Qui a deux maisons perd sa raison

La France ramenera-t-elle le trophée à la maison? Après 20 ans, le peuple piaffe et demande son dû. À quoi cela sert-il d'être une grande nation dont l'objectif est make the planet great again, en évitant au passage de faire débarquer sur ses côtes des gêneurs nageurs, si ce n'est pour ne même pas montrer qu'on peut gagner la coupe du monde?

Mais, si la fébrilité est palpable dans les médias, la route des Bragades est plutôt calme samedi 14 juillet. Ses résidents se préparent-ils patiemment à célébrer les doubles festivités de la prise de la Bastille et de la coupe du monde? L'hypothèse est plausible.

En ce matin de Fête nationale, le départ est un peu laborieux, car il faut préalablement charger l'Espace de moult caisses contenant livres, DVDs, et CDs expulsés de leur résidence principale pour cause d'inutilité et encombrement excessif. Ils ont tout de même la chance relative d'avoir échappé à la déchèterie où ont péri nombre d'eux pour leur laideur, vieillesse ou mauvais goût. Grâce à ce bel auto-dafé, les bibliothèques sont devenues très sobres et leurs occupants affichent fièrement sur leur dos des titres comme La magie du rangement, L'art zen d'entretien de la maison, Pourquoi lire quand on peut vivre? et autres Lili est désordre ou Max n'aime pas lire. Ah oui, Das Boot ist voll dans l'appartement de la rue Dassier soumis à rude épreuve avec une opération Desert Storm de N. G a dû ruser tel Schindler face à l'échafaud pour sauver du couperet le livre éponyme, son coquin Beating the Sicilian (fesser la Sicilienne) et l'intégrale des oeuvres de Paulo Coehlo.

Aussi, la première tâche aux Bragades consiste-t-elle à trouver un logement pour tous ces réfugiés. Les caisses sont péniblement hissées dans la grange de la dépendance après que la paille en eut été déplacée d'un coin stratégique, à savoir suffisamment reculé pour ne pas attirer le regard des voleurs de livres, mais assez proche pour décourager leur anéantissement par les nombreux rongeurs, hôtes des lieux, encore qu'il s'agisse là surtout d'un voeu pieu.

L'objectif de la journée consiste à préparer le vestibule pour qu'il puisse être repeint. N place patiemment des bandes de papier et de scotch sur les boiseries tandis que G ponce le plâtre avec d'amples et élégants mouvements Pilate. Certaines vis dépassent alors il faut les enfoncer à la visseuse, ce qui forme un trou dans le plâtre.
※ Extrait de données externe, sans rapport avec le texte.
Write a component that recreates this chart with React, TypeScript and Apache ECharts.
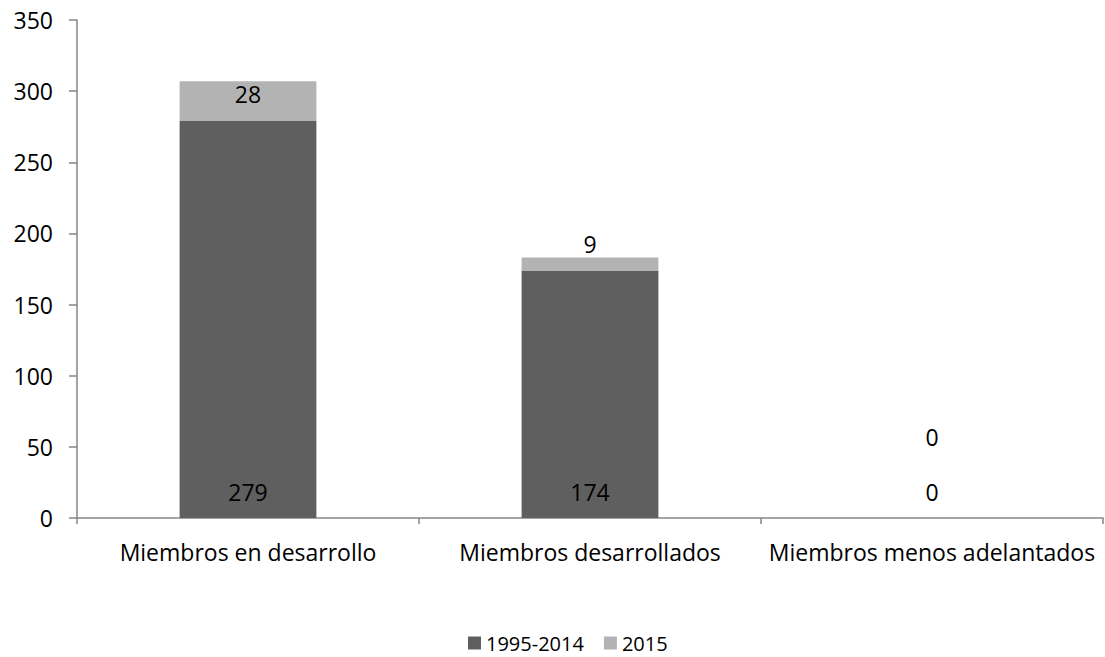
import React, { useEffect, useRef } from "react";
import * as echarts from "echarts";

const categories = ["Miembros en desarrollo", "Miembros desarrollados", "Miembros menos adelantados"];
const seriesNames = ["1995-2014", "2015"];
const values1995 = [279, 174, 0];
const values2015 = [28, 9, 0];
const yTicks = { min: 0, max: 350, interval: 50 };

const FONT = "Open Sans";

export default function App() {
  const ref = useRef<HTMLDivElement>(null);
  useEffect(() => {
    if (!ref.current) return;
    const chart = echarts.init(ref.current, null, { renderer: "svg" });
    const labelStyle = { fontFamily: FONT, fontSize: 23, color: "#000" };
    const label2015 = [
      { position: "insideTop", distance: 1 },
      { position: "top", distance: 2 },
      { position: "top", distance: 70 },
    ];
    chart.setOption({
      animation: false,
      textStyle: { fontFamily: FONT },
      grid: { left: 77, right: 2, top: 20, bottom: 139, containLabel: false },
      legend: {
        top: 633,
        left: 468,
        padding: 0,
        itemWidth: 13,
        itemHeight: 13,
        itemGap: 20,
        icon: "rect",
        textStyle: { fontFamily: FONT, fontSize: 20, color: "#000", padding: [0, 0, 0, 0] },
        data: seriesNames,
      },
      xAxis: {
        type: "category",
        data: categories,
        axisLine: { lineStyle: { color: "#868686", width: 1.5 } },
        axisTick: { show: true, alignWithLabel: false, length: 6, lineStyle: { color: "#868686", width: 1.5 } },
        axisLabel: { fontFamily: FONT, fontSize: 23, color: "#000", margin: 22, interval: 0 },
      },
      yAxis: {
        type: "value",
        min: yTicks.min,
        max: yTicks.max,
        interval: yTicks.interval,
        splitLine: { show: false },
        axisLine: { show: true, lineStyle: { color: "#868686", width: 1.5 } },
        axisTick: { show: true, length: 8, lineStyle: { color: "#868686", width: 1.5 } },
        axisLabel: { fontFamily: FONT, fontSize: 23, color: "#000", margin: 24 },
      },
      series: [
        {
          name: seriesNames[0],
          type: "bar",
          stack: "total",
          barWidth: "40%",
          itemStyle: { color: "#5f5f5f" },
          label: { show: true, position: "insideBottom", distance: 15, ...labelStyle },
          data: values1995,
        },
        {
          name: seriesNames[1],
          type: "bar",
          stack: "total",
          barWidth: "40%",
          itemStyle: { color: "#b3b3b3" },
          data: values2015.map((v, i) => ({
            value: v,
            label: { show: true, ...labelStyle, ...label2015[i] },
          })),
        },
      ],
    });
    return () => chart.dispose();
  }, []);
  return (
    <div
      ref={ref}
      style={{ position: "fixed", left: 0, top: 0, width: 1105, height: 657, background: "#fff" }}
    />
  );
}
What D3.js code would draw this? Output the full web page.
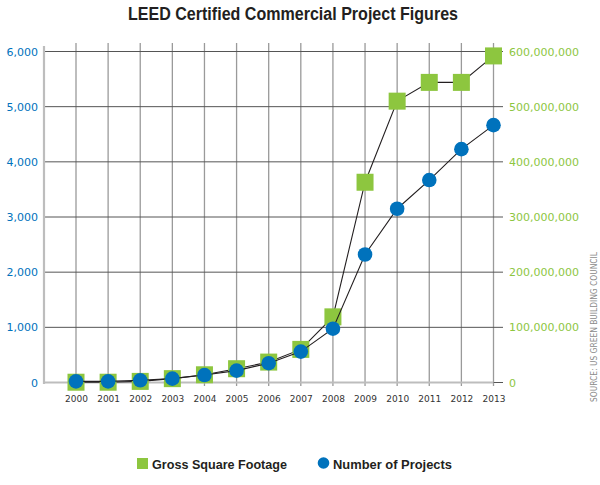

Le déjeuner est frugal mais toujours agréable à l'ombre du pin du jardin, où l'on en profite également pour arroser la vigne.

L'après-midi reprend dans la chaleur moite de l'été, à peine ponctuée d'algarades de routine, où le G-splaining rivalise de bonne foi contre le sournois N-spreading.

Après avoir tout poncé, G forme un petit pot de plâtre qu'il repasse sur les creux et les rainures qui ne sont pas partis avec le ponçage. N quant à elle continue son oeuvre d'emballement et recouvrement des boiseries exposées.

G décide ensuite de passer un joint d'acrylique au pistolet dans les interstices entre les placos. Il découpe un tube d'acrylique et se rend compte que le couteau est taché de ciment, dont quelques miettes finissent dans l'orifice nouvellement créé. Lorsqu'il commence son colmatage, il a l'impression désagréable que l'acrylique est grumeleux. Il attribue cette consistance aux miettes de ciment qui ont peut-être causé une réaction chimique dans le tube. Mais les grumeaux persistent bien au-delà de la moitié du tube et obstruent même le passage dans la buse. Il se dit que l'amalgame a souffert de la chaleur et décide de tenter le coup avec le second tube qu'il coupe avec un couteau propre. Mais les grumeaux continuent de sortir et rendent le lissage impossible. Ce n'est qu'après avoir vidé les deux tubes, qu'il se rend compte que l'acrylique est expressément conçu pour colmater les brèches dans des murs rêches et non pour la finition sur placo...

La journée est bien avancée et il n'y a pas le temps pour passer une première couche de dispersion. Celle-ci est reportée au grand bonheur de N, pour qui la priorité reste d'aérer leur demeure principale!